▶ _The request_
Below are entries. Pull out all lines containing "this".

▶ _Records contained in a dataset_
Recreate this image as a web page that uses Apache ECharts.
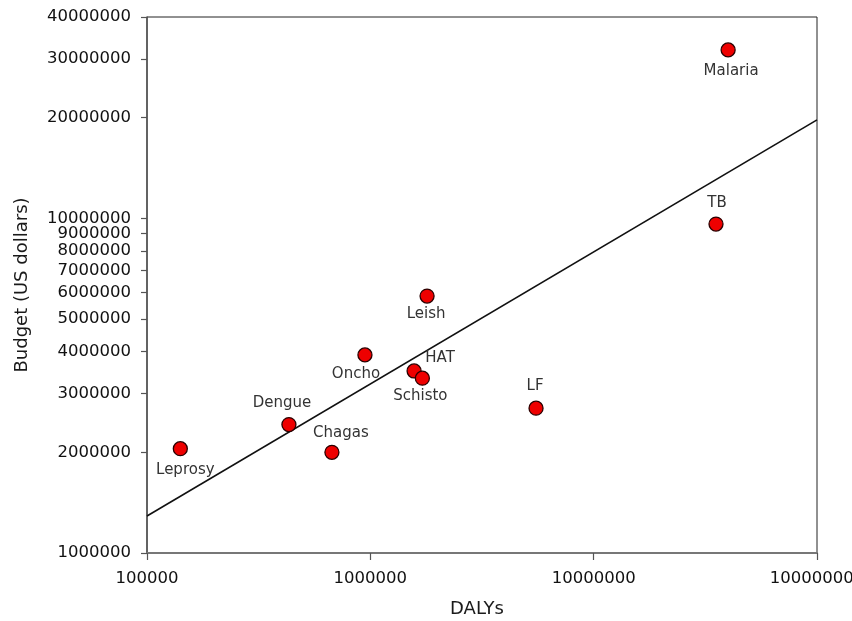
<!DOCTYPE html>
<html><head><meta charset="utf-8">
<script src="https://cdn.jsdelivr.net/npm/echarts@6/dist/echarts.min.js"></script>
<style>html,body{margin:0;padding:0;background:#fff}#c{width:852px;height:621px}</style>
</head><body><div id="c"></div>
<script>
// ---- data ----
const diseases = ['Malaria', 'TB', 'LF', 'Leish', 'Oncho', 'HAT', 'Schisto', 'Dengue', 'Chagas', 'Leprosy'];
const dalys   = [40000000, 35300000, 5520000, 1795000, 946000, 1570000, 1710000, 432000, 673000, 141000];
const budgets = [31900000, 9620000, 2710000, 5860000, 3910000, 3500000, 3330000, 2420000, 2000000, 2050000];
const fitLineX = [100000, 100000000];
const fitLineY = [1290000, 19700000];
const xTickValues = [100000, 1000000, 10000000, 100000000];
const xTickLabels = ['100000', '1000000', '10000000', '100000000'];
const yTickValues = [1000000, 2000000, 3000000, 4000000, 5000000, 6000000, 7000000, 8000000, 9000000, 10000000, 20000000, 30000000, 40000000];
const yTickLabels = ['1000000', '2000000', '3000000', '4000000', '5000000', '6000000', '7000000', '8000000', '9000000', '10000000', '20000000', '30000000', '40000000'];

// ---- label placement (style, not data) ----
const labelOffsets = {
  Malaria: [3, 21], TB: [1, -21], LF: [-1, -22], Leish: [-1, 18], Oncho: [-9, 19],
  HAT: [26, -13], Schisto: [-2, 18], Dengue: [-7, -21], Chagas: [9, -19], Leprosy: [5, 21]
};

const FONT = 'DejaVu Sans';
const lg = Math.log10;
function labelFor(vals, labels, v) {
  for (let i = 0; i < vals.length; i++) if (Math.abs(lg(vals[i]) - v) < 1e-6) return labels[i];
  return '';
}

const chart = echarts.init(document.getElementById('c'), null, {renderer: 'canvas'});
chart.setOption({
  animation: false,
  backgroundColor: '#fff',
  grid: {left: 147, right: 35, top: 17, bottom: 68, show: true, borderColor: '#222', borderWidth: 1,
    backgroundColor: 'transparent', containLabel: false, outerBoundsMode: 'none'},
  xAxis: {
    type: 'value', min: lg(xTickValues[0]), max: lg(xTickValues[xTickValues.length - 1]), interval: 1,
    name: 'DALYs', nameLocation: 'middle', nameGap: 47,
    nameTextStyle: {fontFamily: FONT, fontSize: 18, color: '#1a1a1a', padding: [0, 10, 0, 0]},
    axisLine: {show: true, lineStyle: {color: '#777', width: 2}},
    axisTick: {show: true, length: 7, lineStyle: {color: '#555', width: 1.2}},
    axisLabel: {margin: 17, fontFamily: FONT, fontSize: 16.5, color: '#111',
      showMinLabel: true, showMaxLabel: true,
      formatter: v => labelFor(xTickValues, xTickLabels, v)},
    splitLine: {show: false}
  },
  yAxis: {
    type: 'value', min: lg(yTickValues[0]), max: lg(yTickValues[yTickValues.length - 1]),
    name: 'Budget (US dollars)', nameLocation: 'middle', nameGap: 116,
    nameTextStyle: {fontFamily: FONT, fontSize: 18, color: '#1a1a1a'},
    axisLine: {show: true, lineStyle: {color: '#555', width: 1.5}},
    axisTick: {show: true, length: 6, lineStyle: {color: '#555', width: 1.2}, customValues: yTickValues.map(lg)},
    axisLabel: {margin: 16, fontFamily: FONT, fontSize: 16.5, color: '#111', customValues: yTickValues.map(lg),
      showMinLabel: true, showMaxLabel: true,
      formatter: v => labelFor(yTickValues, yTickLabels, v)},
    splitLine: {show: false}
  },
  series: [
    {
      type: 'line', silent: true, showSymbol: false, symbol: 'none', z: 1,
      lineStyle: {color: '#111', width: 1.6},
      data: fitLineX.map((x, i) => [lg(x), lg(fitLineY[i])])
    },
    {
      type: 'scatter', z: 3, symbolSize: 14,
      itemStyle: {color: '#ee0000', borderColor: '#2a0000', borderWidth: 1.3, opacity: 1},
      label: {show: true, position: 'inside', fontFamily: FONT, fontSize: 15, color: '#333',
        formatter: p => p.name},
      labelLayout: p => {
        const o = labelOffsets[diseases[p.dataIndex]];
        return {dx: o[0], dy: o[1], hideOverlap: false};
      },
      data: diseases.map((d, i) => ({name: d, value: [lg(dalys[i]), lg(budgets[i])]}))
    }
  ]
});
</script></body></html>
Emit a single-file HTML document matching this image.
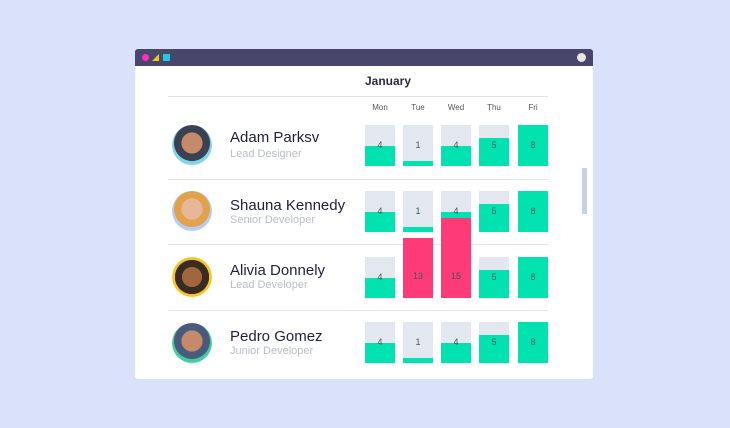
<!DOCTYPE html><html><head><style>
body{margin:0;width:730px;height:428px;background:#d9e1fb;position:relative;overflow:hidden;font-family:"Liberation Sans",sans-serif}
.a{position:absolute}
.win{left:135px;top:49px;width:458px;height:330px;background:#fff;border-radius:3px;overflow:hidden}
.bar{position:absolute;top:0;left:0;width:458px;height:17px;background:#48466b}
.sep{position:absolute;left:168px;width:380px;height:1px;background:#e2e4ea}
.bg{position:absolute;width:30px;background:#e3e8f0}
.f{position:absolute;left:0;right:0;bottom:0;background:#00e3b0}
.n{position:absolute;width:100%;text-align:center;font-size:9px;color:#3c5a58}
.nm{position:absolute;left:230px;font-size:15px;color:#1f1f3a}
.sb{position:absolute;left:230px;font-size:11px;color:#b9bdc9}
.av{position:absolute;left:172px;width:40px;height:40px;border-radius:50%}
.d{position:absolute;top:103px;font-size:8px;color:#555;width:30px;text-align:center}
</style></head><body>
<div class="a win"><div class="bar">
<div class="a" style="left:7px;top:5px;width:7px;height:7px;border-radius:50%;background:#ff2fb4"></div>
<div class="a" style="left:17px;top:5px;width:0;height:0;border-left:7px solid transparent;border-bottom:7px solid #f5c518"></div>
<div class="a" style="left:28px;top:5px;width:7px;height:7px;background:#1ec8e6"></div>
<div class="a" style="left:442px;top:4px;width:9px;height:9px;border-radius:50%;background:#e6e6e6"></div>
</div></div>
<div class="a" style="left:365px;top:74px;font-size:12px;font-weight:bold;color:#2a2a44">January</div>
<div class="sep" style="top:96px"></div><div class="sep" style="top:179px"></div><div class="sep" style="top:244px"></div><div class="sep" style="top:310px"></div>
<div class="d" style="left:365px">Mon</div><div class="d" style="left:403px">Tue</div><div class="d" style="left:441px">Wed</div><div class="d" style="left:479px">Thu</div><div class="d" style="left:518px">Fri</div>
<div class="a" style="left:582px;top:168px;width:5px;height:46px;background:#c9d2de"></div>

<div class="av" style="top:125px;background:radial-gradient(circle at 50% 45%,#c58a6a 0 35%,#3a4150 36% 60%,#7fd3ea 61%)"></div>
<div class="av" style="top:191px;background:radial-gradient(circle at 50% 45%,#e8b79a 0 35%,#e2a14c 36% 60%,#b7cdf0 61%)"></div>
<div class="av" style="top:257px;background:radial-gradient(circle at 50% 50%,#a0673f 0 35%,#3a2a1f 36% 60%,#f2c92c 61%)"></div>
<div class="av" style="top:323px;background:radial-gradient(circle at 50% 45%,#c58a6a 0 35%,#4a5a7a 36% 60%,#3fd0a0 61%)"></div>

<div class="nm" style="top:129px">Adam Parksv</div><div class="sb" style="top:148px">Lead Designer</div>
<div class="nm" style="top:197px">Shauna Kennedy</div><div class="sb" style="top:214px">Senior Developer</div>
<div class="nm" style="top:262px">Alivia Donnely</div><div class="sb" style="top:279px">Lead Developer</div>
<div class="nm" style="top:328px">Pedro Gomez</div><div class="sb" style="top:345px">Junior Developer</div>

<!-- row1 -->
<div class="bg" style="left:365px;top:125px;height:41px"><div class="f" style="height:20px"></div><div class="n" style="top:15px">4</div></div>
<div class="bg" style="left:403px;top:125px;height:41px"><div class="f" style="height:5px"></div><div class="n" style="top:15px">1</div></div>
<div class="bg" style="left:441px;top:125px;height:41px"><div class="f" style="height:20px"></div><div class="n" style="top:15px">4</div></div>
<div class="bg" style="left:479px;top:125px;height:41px"><div class="f" style="height:28px"></div><div class="n" style="top:15px">5</div></div>
<div class="bg" style="left:518px;top:125px;height:41px"><div class="f" style="height:41px"></div><div class="n" style="top:15px">8</div></div>
<!-- row2 -->
<div class="bg" style="left:365px;top:191px;height:41px"><div class="f" style="height:20px"></div><div class="n" style="top:15px">4</div></div>
<div class="bg" style="left:403px;top:191px;height:41px"><div class="f" style="height:5px"></div><div class="n" style="top:15px">1</div></div>
<div class="bg" style="left:441px;top:191px;height:41px"><div class="f" style="height:20px"></div><div class="n" style="top:15px">4</div></div>
<div class="bg" style="left:479px;top:191px;height:41px"><div class="f" style="height:28px"></div><div class="n" style="top:15px">5</div></div>
<div class="bg" style="left:518px;top:191px;height:41px"><div class="f" style="height:41px"></div><div class="n" style="top:15px">8</div></div>
<!-- row3 -->
<div class="bg" style="left:365px;top:257px;height:41px"><div class="f" style="height:20px"></div><div class="n" style="top:15px">4</div></div>
<div class="bg" style="left:403px;top:238px;height:60px;background:#ff3a78"><div class="n" style="top:33px">13</div></div>
<div class="bg" style="left:441px;top:218px;height:80px;background:#ff3a78"><div class="n" style="top:53px">15</div></div>
<div class="bg" style="left:479px;top:257px;height:41px"><div class="f" style="height:28px"></div><div class="n" style="top:15px">5</div></div>
<div class="bg" style="left:518px;top:257px;height:41px"><div class="f" style="height:41px"></div><div class="n" style="top:15px">8</div></div>
<!-- row4 -->
<div class="bg" style="left:365px;top:322px;height:41px"><div class="f" style="height:20px"></div><div class="n" style="top:15px">4</div></div>
<div class="bg" style="left:403px;top:322px;height:41px"><div class="f" style="height:5px"></div><div class="n" style="top:15px">1</div></div>
<div class="bg" style="left:441px;top:322px;height:41px"><div class="f" style="height:20px"></div><div class="n" style="top:15px">4</div></div>
<div class="bg" style="left:479px;top:322px;height:41px"><div class="f" style="height:28px"></div><div class="n" style="top:15px">5</div></div>
<div class="bg" style="left:518px;top:322px;height:41px"><div class="f" style="height:41px"></div><div class="n" style="top:15px">8</div></div>
</body></html>
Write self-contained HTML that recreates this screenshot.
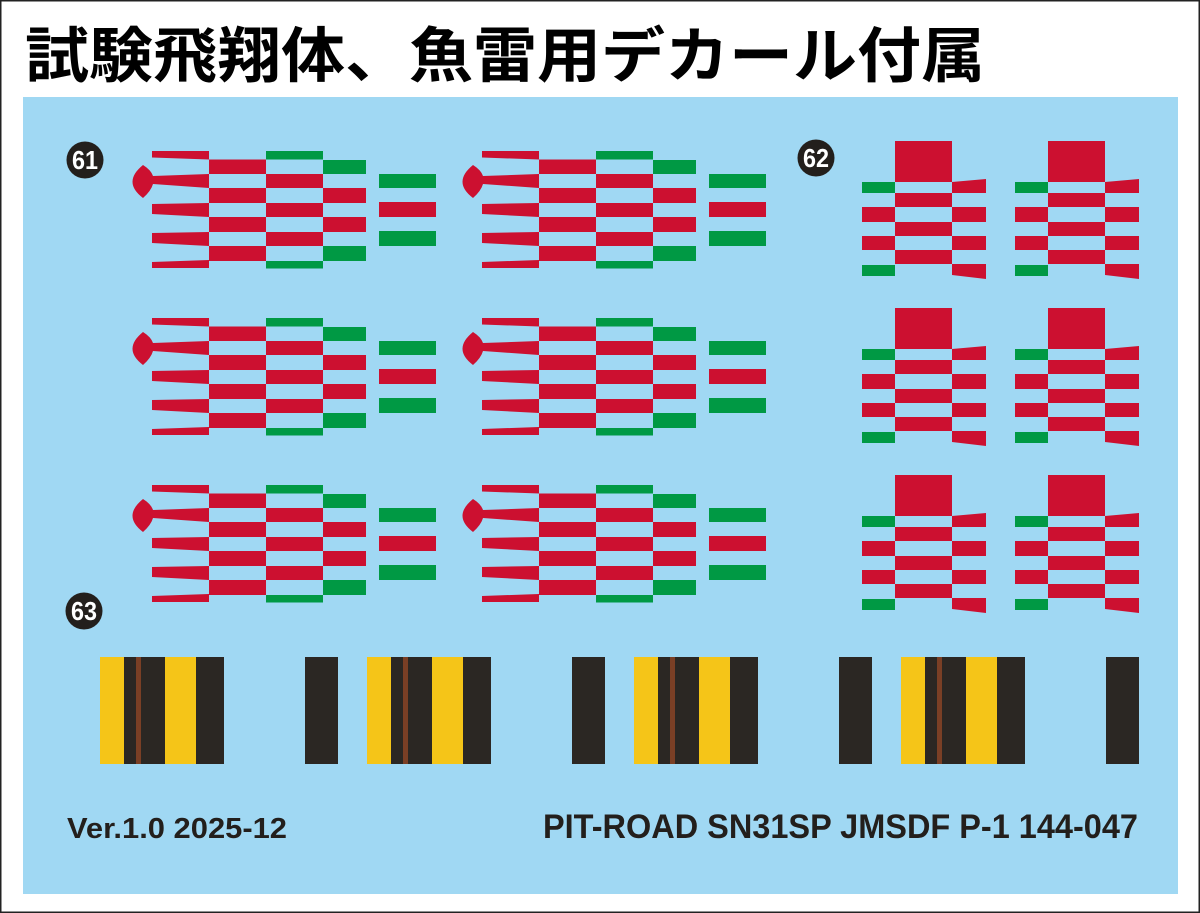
<!DOCTYPE html>
<html><head><meta charset="utf-8"><style>
html,body{margin:0;padding:0;background:#fff;}
svg{display:block;}
</style></head><body>
<svg width="1200" height="913" viewBox="0 0 1200 913" xmlns="http://www.w3.org/2000/svg">
<defs>
<g id="d61">
  <g fill="#cc1030">
    <polygon points="152,151 209,151 209,159.5 152,157.5"/>
    <path d="M143,165 Q151,170 153,176 L209,174 L209,188 L153,184 Q151,191 143,198 Q122,182 143,165Z"/>
    <polygon points="152,204 209,203 209,217 152,214"/>
    <polygon points="152,233 209,232 209,246 152,243"/>
    <polygon points="152,262 209,260 209,268 152,268"/>
    <rect x="209" y="159.5" width="57" height="14.5"/>
    <rect x="209" y="188" width="57" height="15"/>
    <rect x="209" y="217" width="57" height="15"/>
    <rect x="209" y="246" width="57" height="15"/>
    <rect x="266" y="174" width="57" height="14"/>
    <rect x="266" y="203" width="57" height="14"/>
    <rect x="266" y="232" width="57" height="14"/>
    <rect x="323" y="188" width="43" height="15"/>
    <rect x="323" y="217" width="43" height="15"/>
    <rect x="379" y="202" width="57" height="15"/>
  </g>
  <g fill="#009944">
    <rect x="266" y="151" width="57" height="8.5"/>
    <rect x="266" y="261" width="57" height="7.5"/>
    <rect x="323" y="160" width="43" height="14"/>
    <rect x="323" y="246" width="43" height="15"/>
    <rect x="379" y="174" width="57" height="14"/>
    <rect x="379" y="231" width="57" height="15"/>
  </g>
</g>
<g id="d62">
  <g fill="#cc1030">
    <rect x="895" y="141" width="57" height="41"/>
    <polygon points="952,182 986,179 986,193 952,193"/>
    <rect x="895" y="193" width="57" height="14"/>
    <rect x="862" y="207" width="33" height="15"/>
    <rect x="952" y="207" width="34" height="15"/>
    <rect x="895" y="222" width="57" height="14"/>
    <rect x="862" y="236" width="33" height="14"/>
    <rect x="952" y="236" width="34" height="14"/>
    <rect x="895" y="250" width="57" height="14"/>
    <polygon points="952,264 986,264 986,279 952,275"/>
  </g>
  <g fill="#009944">
    <rect x="862" y="182" width="33" height="11"/>
    <rect x="862" y="265" width="33" height="11"/>
  </g>
</g>
<g id="d63">
  <rect x="100" y="657" width="24" height="107" fill="#f5c518"/>
  <rect x="124" y="657" width="41" height="107" fill="#2b2723"/>
  <rect x="136" y="657" width="5" height="107" fill="#7a3f25"/>
  <rect x="165" y="657" width="31" height="107" fill="#f5c518"/>
  <rect x="196" y="657" width="28" height="107" fill="#2b2723"/>
  <rect x="305" y="657" width="33" height="107" fill="#2b2723"/>
</g>
</defs>
<rect x="0.5" y="0.5" width="1199" height="912" fill="#fff" stroke="#222" stroke-width="2"/>
<rect x="23" y="97" width="1155" height="797" fill="#a0d8f3"/>
<text x="25" y="77" font-family="'Noto Sans CJK JP', sans-serif" font-weight="bold" font-size="60" textLength="960" lengthAdjust="spacingAndGlyphs" fill="#000">試験飛翔体、魚雷用デカール付属</text>

<use href="#d61"/>
<use href="#d61" x="330"/>
<use href="#d61" y="167"/>
<use href="#d61" x="330" y="167"/>
<use href="#d61" y="334"/>
<use href="#d61" x="330" y="334"/>

<use href="#d62"/>
<use href="#d62" x="153"/>
<use href="#d62" y="167"/>
<use href="#d62" x="153" y="167"/>
<use href="#d62" y="334"/>
<use href="#d62" x="153" y="334"/>

<use href="#d63"/>
<use href="#d63" x="267"/>
<use href="#d63" x="534"/>
<use href="#d63" x="801"/>

<g font-family="'Liberation Sans Narrow','Liberation Sans',sans-serif" font-weight="bold" fill="#fff" text-anchor="middle" font-size="26">
  <circle cx="85" cy="160" r="18.5" fill="#231f1c"/>
  <text x="85" y="169" textLength="26" lengthAdjust="spacingAndGlyphs">61</text>
  <circle cx="816" cy="158" r="18.5" fill="#231f1c"/>
  <text x="816" y="167" textLength="26" lengthAdjust="spacingAndGlyphs">62</text>
  <circle cx="84" cy="611" r="18.5" fill="#231f1c"/>
  <text x="84" y="620" textLength="26" lengthAdjust="spacingAndGlyphs">63</text>
</g>
<g font-family="'Liberation Sans',sans-serif" font-weight="bold" fill="#231f1c">
  <text x="67" y="838" font-size="29" textLength="220" lengthAdjust="spacingAndGlyphs">Ver.1.0 2025-12</text>
  <text x="543" y="838" font-size="34" textLength="595" lengthAdjust="spacingAndGlyphs">PIT-ROAD SN31SP JMSDF P-1 144-047</text>
</g>
</svg>
</body></html>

▶ _Solution to the exercise_
Recreate this image as a web page that uses Apache ECharts.
Emit a single-file HTML document matching this image.
Write self-contained HTML that recreates this screenshot.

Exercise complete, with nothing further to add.